Requirements:
The data below should be restated word for word, with every picture omitted.

Stored data:
============================================================

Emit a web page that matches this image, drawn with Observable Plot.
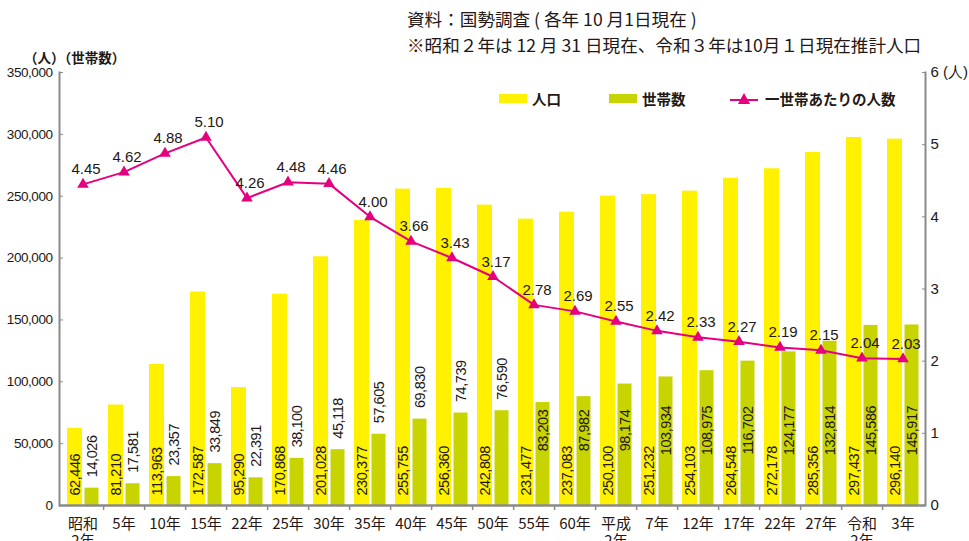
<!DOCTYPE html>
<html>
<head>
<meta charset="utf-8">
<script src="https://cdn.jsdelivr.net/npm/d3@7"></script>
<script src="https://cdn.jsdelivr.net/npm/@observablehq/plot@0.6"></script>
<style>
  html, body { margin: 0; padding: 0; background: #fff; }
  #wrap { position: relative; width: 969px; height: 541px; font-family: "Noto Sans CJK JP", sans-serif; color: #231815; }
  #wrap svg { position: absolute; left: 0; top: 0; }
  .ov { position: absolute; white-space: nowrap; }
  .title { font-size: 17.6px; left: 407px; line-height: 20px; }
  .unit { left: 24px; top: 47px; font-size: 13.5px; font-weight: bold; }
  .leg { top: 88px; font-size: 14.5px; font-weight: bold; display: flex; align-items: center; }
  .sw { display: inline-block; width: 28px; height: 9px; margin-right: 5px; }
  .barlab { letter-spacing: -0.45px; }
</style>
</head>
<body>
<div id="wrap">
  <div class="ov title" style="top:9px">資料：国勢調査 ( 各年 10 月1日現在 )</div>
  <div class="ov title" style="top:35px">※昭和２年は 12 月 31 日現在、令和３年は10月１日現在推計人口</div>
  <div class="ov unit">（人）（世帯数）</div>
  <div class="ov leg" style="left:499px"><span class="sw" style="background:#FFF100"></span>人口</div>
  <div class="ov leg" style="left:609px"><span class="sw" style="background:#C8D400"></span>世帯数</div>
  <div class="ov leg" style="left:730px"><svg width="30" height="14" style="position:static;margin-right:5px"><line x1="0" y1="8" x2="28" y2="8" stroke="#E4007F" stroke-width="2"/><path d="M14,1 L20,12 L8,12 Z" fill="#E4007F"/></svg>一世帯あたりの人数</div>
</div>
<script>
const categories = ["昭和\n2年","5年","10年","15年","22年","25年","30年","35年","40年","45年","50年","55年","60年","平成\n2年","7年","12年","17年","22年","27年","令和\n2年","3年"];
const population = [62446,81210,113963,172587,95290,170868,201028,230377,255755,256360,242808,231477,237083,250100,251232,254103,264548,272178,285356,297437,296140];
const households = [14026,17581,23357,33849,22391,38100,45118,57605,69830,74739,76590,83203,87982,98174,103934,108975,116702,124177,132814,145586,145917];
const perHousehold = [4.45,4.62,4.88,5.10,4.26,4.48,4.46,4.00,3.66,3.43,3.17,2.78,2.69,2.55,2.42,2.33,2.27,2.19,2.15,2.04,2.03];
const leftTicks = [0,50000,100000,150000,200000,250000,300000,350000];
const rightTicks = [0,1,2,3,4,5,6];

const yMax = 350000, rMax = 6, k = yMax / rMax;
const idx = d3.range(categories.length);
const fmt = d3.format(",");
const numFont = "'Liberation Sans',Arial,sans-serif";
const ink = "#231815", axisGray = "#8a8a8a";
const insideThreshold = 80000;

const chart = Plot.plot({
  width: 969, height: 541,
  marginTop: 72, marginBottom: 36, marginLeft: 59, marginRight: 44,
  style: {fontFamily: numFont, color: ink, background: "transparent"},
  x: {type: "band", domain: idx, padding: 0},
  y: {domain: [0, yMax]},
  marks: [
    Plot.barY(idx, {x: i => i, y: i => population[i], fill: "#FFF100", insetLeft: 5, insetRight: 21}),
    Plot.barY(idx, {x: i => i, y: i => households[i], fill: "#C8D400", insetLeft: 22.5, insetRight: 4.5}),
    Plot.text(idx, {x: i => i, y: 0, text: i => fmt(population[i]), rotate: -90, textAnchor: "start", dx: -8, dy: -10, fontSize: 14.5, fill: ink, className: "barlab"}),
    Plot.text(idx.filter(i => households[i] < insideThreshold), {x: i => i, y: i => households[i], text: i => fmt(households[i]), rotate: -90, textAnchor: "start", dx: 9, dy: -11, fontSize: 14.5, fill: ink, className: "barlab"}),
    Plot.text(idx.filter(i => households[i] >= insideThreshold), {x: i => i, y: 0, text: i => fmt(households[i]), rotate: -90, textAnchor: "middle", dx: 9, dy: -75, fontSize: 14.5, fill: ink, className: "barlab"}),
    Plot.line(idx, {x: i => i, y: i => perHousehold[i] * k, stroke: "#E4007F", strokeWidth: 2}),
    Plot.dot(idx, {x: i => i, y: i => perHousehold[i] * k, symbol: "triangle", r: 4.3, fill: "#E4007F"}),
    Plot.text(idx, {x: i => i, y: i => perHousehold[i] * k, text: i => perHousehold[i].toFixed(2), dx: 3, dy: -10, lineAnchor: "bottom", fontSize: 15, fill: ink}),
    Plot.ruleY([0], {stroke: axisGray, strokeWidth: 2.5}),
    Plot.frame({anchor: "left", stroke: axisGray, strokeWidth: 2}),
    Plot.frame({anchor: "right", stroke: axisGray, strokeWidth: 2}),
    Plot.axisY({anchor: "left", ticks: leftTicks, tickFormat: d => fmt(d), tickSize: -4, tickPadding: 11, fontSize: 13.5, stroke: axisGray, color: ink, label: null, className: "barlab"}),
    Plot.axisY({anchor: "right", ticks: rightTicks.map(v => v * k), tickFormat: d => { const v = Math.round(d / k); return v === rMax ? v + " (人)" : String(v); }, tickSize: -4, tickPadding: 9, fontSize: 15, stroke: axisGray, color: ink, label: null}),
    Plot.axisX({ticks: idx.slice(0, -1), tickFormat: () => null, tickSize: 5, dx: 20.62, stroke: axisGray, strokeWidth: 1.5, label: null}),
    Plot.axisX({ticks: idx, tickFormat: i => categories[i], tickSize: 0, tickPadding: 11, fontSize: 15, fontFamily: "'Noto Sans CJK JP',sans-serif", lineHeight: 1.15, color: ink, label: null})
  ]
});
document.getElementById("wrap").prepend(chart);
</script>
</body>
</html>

============================================================

Full output:
Emit a web page that matches this image, drawn with Observable Plot.
<!DOCTYPE html>
<html>
<head>
<meta charset="utf-8">
<script src="https://cdn.jsdelivr.net/npm/d3@7"></script>
<script src="https://cdn.jsdelivr.net/npm/@observablehq/plot@0.6"></script>
<style>
  html, body { margin: 0; padding: 0; background: #fff; }
  #wrap { position: relative; width: 969px; height: 541px; font-family: "Noto Sans CJK JP", sans-serif; color: #231815; }
  #wrap svg { position: absolute; left: 0; top: 0; }
  .ov { position: absolute; white-space: nowrap; }
  .title { font-size: 17.6px; left: 407px; line-height: 20px; }
  .unit { left: 24px; top: 47px; font-size: 13.5px; font-weight: bold; }
  .leg { top: 88px; font-size: 14.5px; font-weight: bold; display: flex; align-items: center; }
  .sw { display: inline-block; width: 28px; height: 9px; margin-right: 5px; }
  .barlab { letter-spacing: -0.45px; }
</style>
</head>
<body>
<div id="wrap">
  <div class="ov title" style="top:9px">資料：国勢調査 ( 各年 10 月1日現在 )</div>
  <div class="ov title" style="top:35px">※昭和２年は 12 月 31 日現在、令和３年は10月１日現在推計人口</div>
  <div class="ov unit">（人）（世帯数）</div>
  <div class="ov leg" style="left:499px"><span class="sw" style="background:#FFF100"></span>人口</div>
  <div class="ov leg" style="left:609px"><span class="sw" style="background:#C8D400"></span>世帯数</div>
  <div class="ov leg" style="left:730px"><svg width="30" height="14" style="position:static;margin-right:5px"><line x1="0" y1="8" x2="28" y2="8" stroke="#E4007F" stroke-width="2"/><path d="M14,1 L20,12 L8,12 Z" fill="#E4007F"/></svg>一世帯あたりの人数</div>
</div>
<script>
const categories = ["昭和\n2年","5年","10年","15年","22年","25年","30年","35年","40年","45年","50年","55年","60年","平成\n2年","7年","12年","17年","22年","27年","令和\n2年","3年"];
const population = [62446,81210,113963,172587,95290,170868,201028,230377,255755,256360,242808,231477,237083,250100,251232,254103,264548,272178,285356,297437,296140];
const households = [14026,17581,23357,33849,22391,38100,45118,57605,69830,74739,76590,83203,87982,98174,103934,108975,116702,124177,132814,145586,145917];
const perHousehold = [4.45,4.62,4.88,5.10,4.26,4.48,4.46,4.00,3.66,3.43,3.17,2.78,2.69,2.55,2.42,2.33,2.27,2.19,2.15,2.04,2.03];
const leftTicks = [0,50000,100000,150000,200000,250000,300000,350000];
const rightTicks = [0,1,2,3,4,5,6];

const yMax = 350000, rMax = 6, k = yMax / rMax;
const idx = d3.range(categories.length);
const fmt = d3.format(",");
const numFont = "'Liberation Sans',Arial,sans-serif";
const ink = "#231815", axisGray = "#8a8a8a";
const insideThreshold = 80000;

const chart = Plot.plot({
  width: 969, height: 541,
  marginTop: 72, marginBottom: 36, marginLeft: 59, marginRight: 44,
  style: {fontFamily: numFont, color: ink, background: "transparent"},
  x: {type: "band", domain: idx, padding: 0},
  y: {domain: [0, yMax]},
  marks: [
    Plot.barY(idx, {x: i => i, y: i => population[i], fill: "#FFF100", insetLeft: 5, insetRight: 21}),
    Plot.barY(idx, {x: i => i, y: i => households[i], fill: "#C8D400", insetLeft: 22.5, insetRight: 4.5}),
    Plot.text(idx, {x: i => i, y: 0, text: i => fmt(population[i]), rotate: -90, textAnchor: "start", dx: -8, dy: -10, fontSize: 14.5, fill: ink, className: "barlab"}),
    Plot.text(idx.filter(i => households[i] < insideThreshold), {x: i => i, y: i => households[i], text: i => fmt(households[i]), rotate: -90, textAnchor: "start", dx: 9, dy: -11, fontSize: 14.5, fill: ink, className: "barlab"}),
    Plot.text(idx.filter(i => households[i] >= insideThreshold), {x: i => i, y: 0, text: i => fmt(households[i]), rotate: -90, textAnchor: "middle", dx: 9, dy: -75, fontSize: 14.5, fill: ink, className: "barlab"}),
    Plot.line(idx, {x: i => i, y: i => perHousehold[i] * k, stroke: "#E4007F", strokeWidth: 2}),
    Plot.dot(idx, {x: i => i, y: i => perHousehold[i] * k, symbol: "triangle", r: 4.3, fill: "#E4007F"}),
    Plot.text(idx, {x: i => i, y: i => perHousehold[i] * k, text: i => perHousehold[i].toFixed(2), dx: 3, dy: -10, lineAnchor: "bottom", fontSize: 15, fill: ink}),
    Plot.ruleY([0], {stroke: axisGray, strokeWidth: 2.5}),
    Plot.frame({anchor: "left", stroke: axisGray, strokeWidth: 2}),
    Plot.frame({anchor: "right", stroke: axisGray, strokeWidth: 2}),
    Plot.axisY({anchor: "left", ticks: leftTicks, tickFormat: d => fmt(d), tickSize: -4, tickPadding: 11, fontSize: 13.5, stroke: axisGray, color: ink, label: null, className: "barlab"}),
    Plot.axisY({anchor: "right", ticks: rightTicks.map(v => v * k), tickFormat: d => { const v = Math.round(d / k); return v === rMax ? v + " (人)" : String(v); }, tickSize: -4, tickPadding: 9, fontSize: 15, stroke: axisGray, color: ink, label: null}),
    Plot.axisX({ticks: idx.slice(0, -1), tickFormat: () => null, tickSize: 5, dx: 20.62, stroke: axisGray, strokeWidth: 1.5, label: null}),
    Plot.axisX({ticks: idx, tickFormat: i => categories[i], tickSize: 0, tickPadding: 11, fontSize: 15, fontFamily: "'Noto Sans CJK JP',sans-serif", lineHeight: 1.15, color: ink, label: null})
  ]
});
document.getElementById("wrap").prepend(chart);
</script>
</body>
</html>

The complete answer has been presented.